Look through the data below and return each line where "Output" appears.
=== INPUT DATA ===
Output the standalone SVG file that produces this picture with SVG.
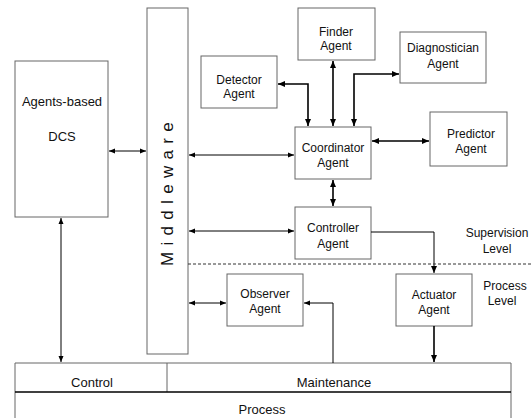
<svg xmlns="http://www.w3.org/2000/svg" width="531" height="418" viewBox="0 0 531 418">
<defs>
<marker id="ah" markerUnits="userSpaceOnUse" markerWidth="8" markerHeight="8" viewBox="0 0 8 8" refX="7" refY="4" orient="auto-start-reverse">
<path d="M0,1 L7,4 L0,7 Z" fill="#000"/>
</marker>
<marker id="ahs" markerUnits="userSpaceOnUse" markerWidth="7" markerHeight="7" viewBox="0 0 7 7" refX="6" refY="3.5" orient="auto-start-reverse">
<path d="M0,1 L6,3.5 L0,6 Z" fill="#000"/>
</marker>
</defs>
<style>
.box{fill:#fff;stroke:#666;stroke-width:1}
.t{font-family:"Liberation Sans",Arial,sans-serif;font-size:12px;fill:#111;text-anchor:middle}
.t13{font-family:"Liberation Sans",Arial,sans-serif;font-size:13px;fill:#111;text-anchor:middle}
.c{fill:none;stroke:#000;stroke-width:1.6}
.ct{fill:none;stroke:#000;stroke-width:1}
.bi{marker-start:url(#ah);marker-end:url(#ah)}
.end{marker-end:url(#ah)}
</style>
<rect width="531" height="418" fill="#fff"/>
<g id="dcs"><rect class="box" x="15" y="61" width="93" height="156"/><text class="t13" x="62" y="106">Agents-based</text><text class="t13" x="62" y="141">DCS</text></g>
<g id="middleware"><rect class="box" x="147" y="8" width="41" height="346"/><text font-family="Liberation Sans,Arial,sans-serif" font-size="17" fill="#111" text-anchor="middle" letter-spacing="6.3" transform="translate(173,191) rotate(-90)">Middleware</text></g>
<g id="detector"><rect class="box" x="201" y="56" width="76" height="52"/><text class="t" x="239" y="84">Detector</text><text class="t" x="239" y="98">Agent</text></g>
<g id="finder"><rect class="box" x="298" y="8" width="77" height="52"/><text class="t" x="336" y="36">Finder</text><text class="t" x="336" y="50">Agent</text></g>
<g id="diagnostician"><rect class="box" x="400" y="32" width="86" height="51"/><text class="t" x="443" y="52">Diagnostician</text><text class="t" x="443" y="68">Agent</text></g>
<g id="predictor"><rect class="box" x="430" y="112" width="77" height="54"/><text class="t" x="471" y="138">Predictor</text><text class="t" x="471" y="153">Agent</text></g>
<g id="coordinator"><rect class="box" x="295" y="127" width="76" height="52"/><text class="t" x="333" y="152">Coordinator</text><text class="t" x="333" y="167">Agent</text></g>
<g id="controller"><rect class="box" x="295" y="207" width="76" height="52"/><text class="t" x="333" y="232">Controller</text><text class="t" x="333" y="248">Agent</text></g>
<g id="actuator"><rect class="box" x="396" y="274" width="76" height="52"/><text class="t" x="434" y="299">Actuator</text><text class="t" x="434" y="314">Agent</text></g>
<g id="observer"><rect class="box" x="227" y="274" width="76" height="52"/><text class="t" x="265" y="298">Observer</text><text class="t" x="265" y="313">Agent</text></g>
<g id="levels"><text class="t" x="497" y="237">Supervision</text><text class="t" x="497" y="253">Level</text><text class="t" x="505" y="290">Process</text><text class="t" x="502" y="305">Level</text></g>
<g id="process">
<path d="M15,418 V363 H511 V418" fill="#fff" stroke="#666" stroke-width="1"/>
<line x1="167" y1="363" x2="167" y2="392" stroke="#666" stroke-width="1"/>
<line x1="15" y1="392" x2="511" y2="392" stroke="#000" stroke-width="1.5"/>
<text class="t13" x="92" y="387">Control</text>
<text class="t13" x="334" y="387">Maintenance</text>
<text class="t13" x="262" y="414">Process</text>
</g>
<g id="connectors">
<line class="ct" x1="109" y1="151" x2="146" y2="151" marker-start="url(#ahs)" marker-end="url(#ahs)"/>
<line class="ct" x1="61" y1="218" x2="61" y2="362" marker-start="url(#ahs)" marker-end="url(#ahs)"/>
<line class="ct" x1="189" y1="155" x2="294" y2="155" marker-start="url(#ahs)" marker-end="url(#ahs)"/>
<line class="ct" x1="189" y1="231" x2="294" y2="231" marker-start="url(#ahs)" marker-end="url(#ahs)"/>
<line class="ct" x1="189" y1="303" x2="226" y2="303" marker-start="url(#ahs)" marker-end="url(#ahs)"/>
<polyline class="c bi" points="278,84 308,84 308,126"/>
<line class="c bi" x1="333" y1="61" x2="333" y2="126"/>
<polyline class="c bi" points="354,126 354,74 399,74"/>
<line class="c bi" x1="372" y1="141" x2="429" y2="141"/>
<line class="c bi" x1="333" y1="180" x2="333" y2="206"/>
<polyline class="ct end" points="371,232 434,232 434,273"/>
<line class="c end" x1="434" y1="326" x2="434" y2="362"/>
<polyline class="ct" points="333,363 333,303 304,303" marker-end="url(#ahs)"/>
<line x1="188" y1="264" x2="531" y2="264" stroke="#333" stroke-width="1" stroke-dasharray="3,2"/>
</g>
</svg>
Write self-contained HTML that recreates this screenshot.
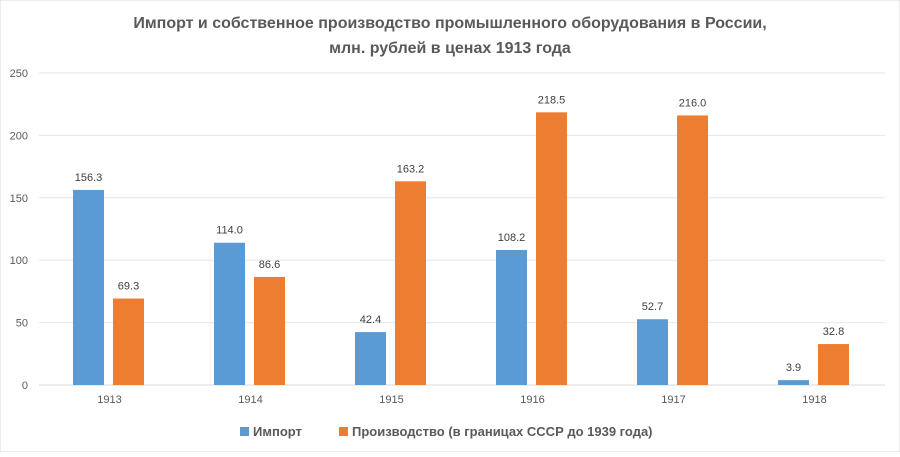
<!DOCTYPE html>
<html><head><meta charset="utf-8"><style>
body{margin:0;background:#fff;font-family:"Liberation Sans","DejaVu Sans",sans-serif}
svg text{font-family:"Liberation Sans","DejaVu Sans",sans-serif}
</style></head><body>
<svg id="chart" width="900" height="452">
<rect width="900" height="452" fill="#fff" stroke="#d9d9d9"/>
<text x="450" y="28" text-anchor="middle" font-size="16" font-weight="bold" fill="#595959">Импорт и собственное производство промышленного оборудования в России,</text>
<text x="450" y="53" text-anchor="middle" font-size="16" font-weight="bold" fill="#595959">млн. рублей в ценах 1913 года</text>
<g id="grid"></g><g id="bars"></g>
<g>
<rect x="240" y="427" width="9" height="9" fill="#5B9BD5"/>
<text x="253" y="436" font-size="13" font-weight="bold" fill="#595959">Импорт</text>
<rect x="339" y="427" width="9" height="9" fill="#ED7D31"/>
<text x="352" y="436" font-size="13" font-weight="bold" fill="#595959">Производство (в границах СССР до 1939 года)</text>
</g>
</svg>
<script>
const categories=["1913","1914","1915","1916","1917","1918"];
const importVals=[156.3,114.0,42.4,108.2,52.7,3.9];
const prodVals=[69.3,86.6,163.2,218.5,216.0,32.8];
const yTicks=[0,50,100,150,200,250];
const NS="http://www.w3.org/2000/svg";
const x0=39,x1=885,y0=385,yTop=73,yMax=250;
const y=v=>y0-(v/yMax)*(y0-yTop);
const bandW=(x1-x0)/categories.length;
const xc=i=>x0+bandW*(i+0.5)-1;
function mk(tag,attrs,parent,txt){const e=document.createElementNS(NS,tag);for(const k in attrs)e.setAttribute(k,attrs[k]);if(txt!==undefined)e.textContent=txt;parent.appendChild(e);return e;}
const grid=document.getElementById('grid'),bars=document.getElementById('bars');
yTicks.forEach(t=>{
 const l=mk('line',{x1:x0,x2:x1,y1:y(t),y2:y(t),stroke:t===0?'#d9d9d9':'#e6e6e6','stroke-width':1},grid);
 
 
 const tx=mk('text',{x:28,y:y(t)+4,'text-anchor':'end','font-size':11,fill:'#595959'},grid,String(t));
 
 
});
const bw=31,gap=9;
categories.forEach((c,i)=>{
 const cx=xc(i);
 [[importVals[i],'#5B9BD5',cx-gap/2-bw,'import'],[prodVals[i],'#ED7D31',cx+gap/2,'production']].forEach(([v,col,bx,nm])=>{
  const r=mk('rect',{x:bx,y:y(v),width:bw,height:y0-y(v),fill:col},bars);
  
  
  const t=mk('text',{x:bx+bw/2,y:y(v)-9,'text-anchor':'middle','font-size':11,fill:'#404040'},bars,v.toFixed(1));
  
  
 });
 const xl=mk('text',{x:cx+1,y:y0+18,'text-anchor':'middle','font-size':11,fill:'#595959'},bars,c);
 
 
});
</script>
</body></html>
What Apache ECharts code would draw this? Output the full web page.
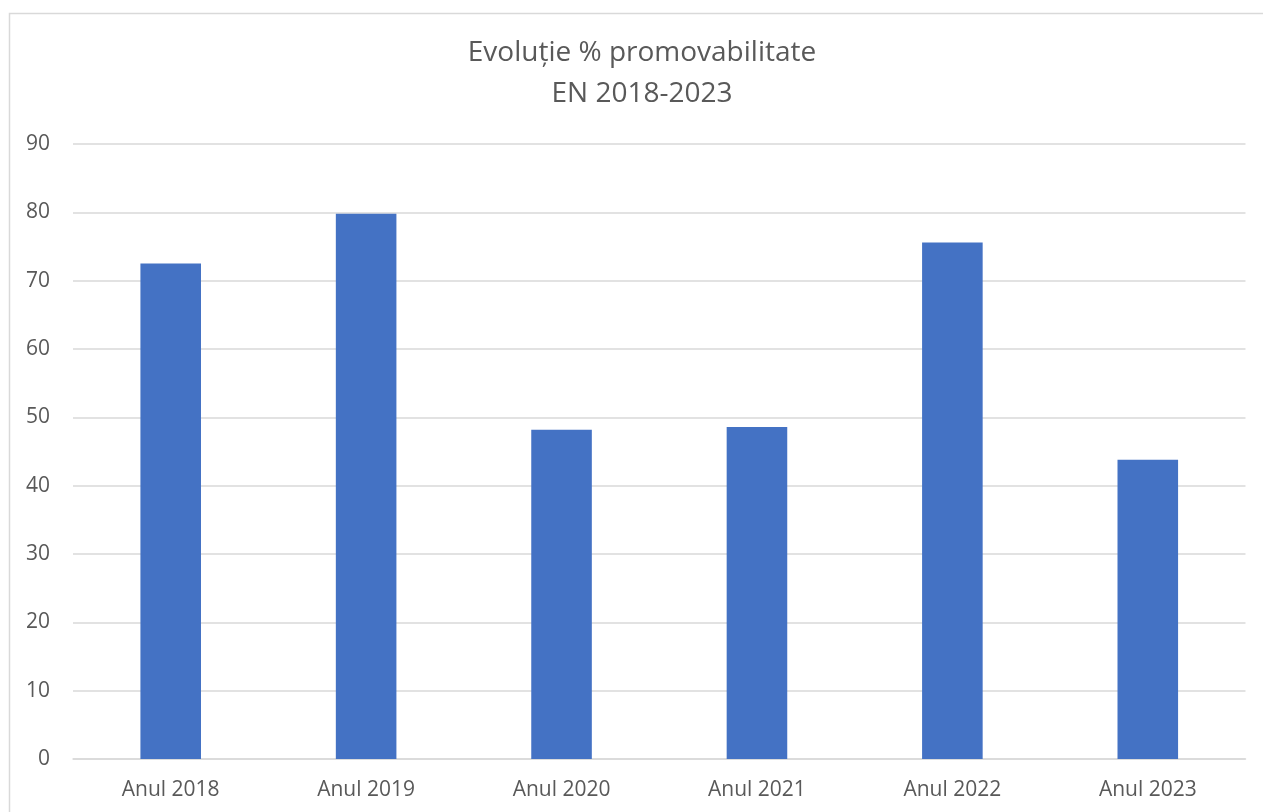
===
PROBLEM SOLUTION →
Output the standalone SVG file that produces this picture with SVG.
What Apache ECharts code would draw this? Output the full web page.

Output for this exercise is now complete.